Saying things a bit differently than the other answers: Yes, what you have is an vector space isomorphism. When we talk about $\mathbb{R}^4$ we (usually) don’t consider it as a complex vector space, so it is fairly safe to assume that both your spaces are real vector spaces and as such they are isomorphic (as mentioned in the other answers as well).

So is $\mathbb{R}^4$ really not a complex vector space? Well, using the bijection $T$ that you have, you can actually make $\mathbb{R}^4$ into a complex vector space by, for $\lambda\in \mathbb{C}$ and $a\in \mathbb{R}^4$, defining the scalar multiplication:
\lambda.a = T(\lambda T^{-1}(a)).
With this definition, you then have an isomorphism of complex vector spaces. So just for fun you would get
i\pmatrix{1 \\ 0 \\ 0\\ 0} = T\pmatrix{i \\ 0} = \pmatrix{0 \\ 1 \\ 0 \\ 0}
And here are two simple bonus questions: What is the dimension of $\mathbb{R}^4$ view as a complex vector space this way? What is a basis?

If you are talking about isomorphism as vector spaces over $\mathbb{R}$ then yes, you are correct.
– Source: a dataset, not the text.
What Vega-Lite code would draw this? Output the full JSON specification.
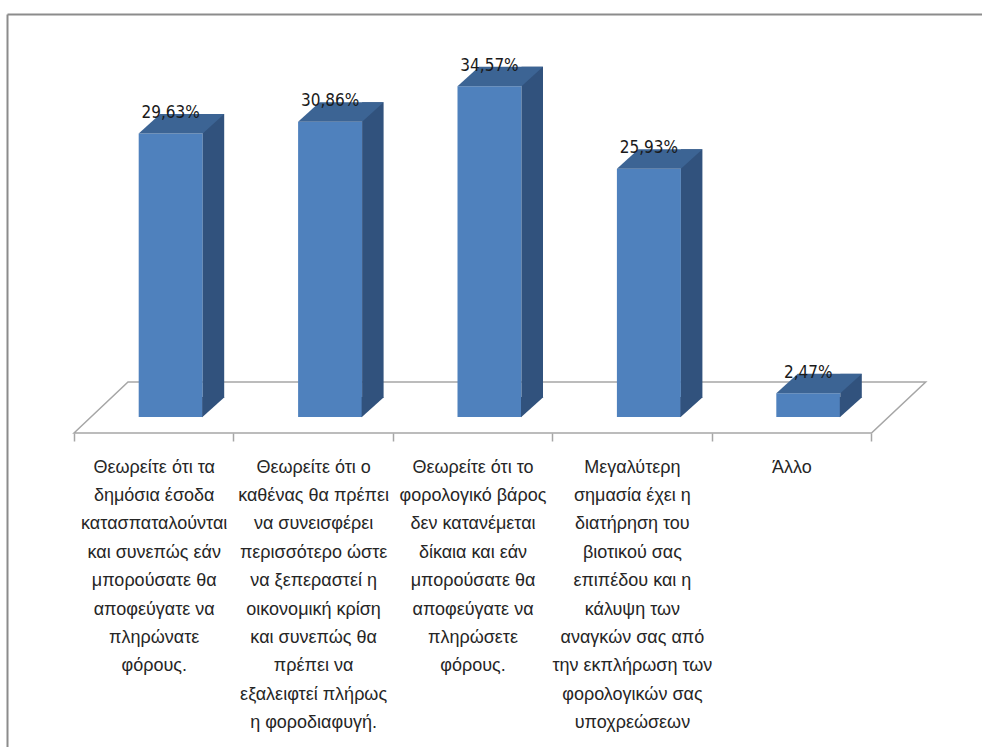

However a bijection between two spaces is not enough for them to be isomorphic ( for example $\mathbb{R}$ is bijectable with $\mathbb{C}$ but they are not isomorphic as vector spaces over $\mathbb{R}$. What you need is a bijection that is also a linear function

Your map is indeed an isomorphism, but I want to make another point, as well.

You’re almost right about bijections, but a bijection is not enough to show that they are isomorphic (an easy example is given by AngelTC). However, if you have a bijection between the bases of these two spaces as $\mathbb{R}$-vector spaces, then you can conclude that they are isomorphic, since a bijection between bases can be extended linearly to create the isomorphism.

In general vector spaces, if you have spaces $V$ and $V’$ with bases $\left\{b_{1},\ldots,b_{n}\right\}$ and $\left\{b’_{1},\ldots,b’_{n}\right\}$, respectively, you can form the bijection $f\left(b_{i}\right)=b’_{i}$, and then extend it “linearly” by just saying that $f\left(b_{i}+b_{j}\right)=b’_{i}+b’_{j}$ and $f\left(\alpha b_{i}\right)=\alpha b’_{i}$ where $\alpha$ is a scalar. This turns a bijection between bases into an isomorphism.

So, take your favorite basis for $\mathbb{R}^{4}$ and your favorite basis for $\mathbb{C}^{2}$. Can you form a bijection between these? If so, then just extend linearly for an isomorphism.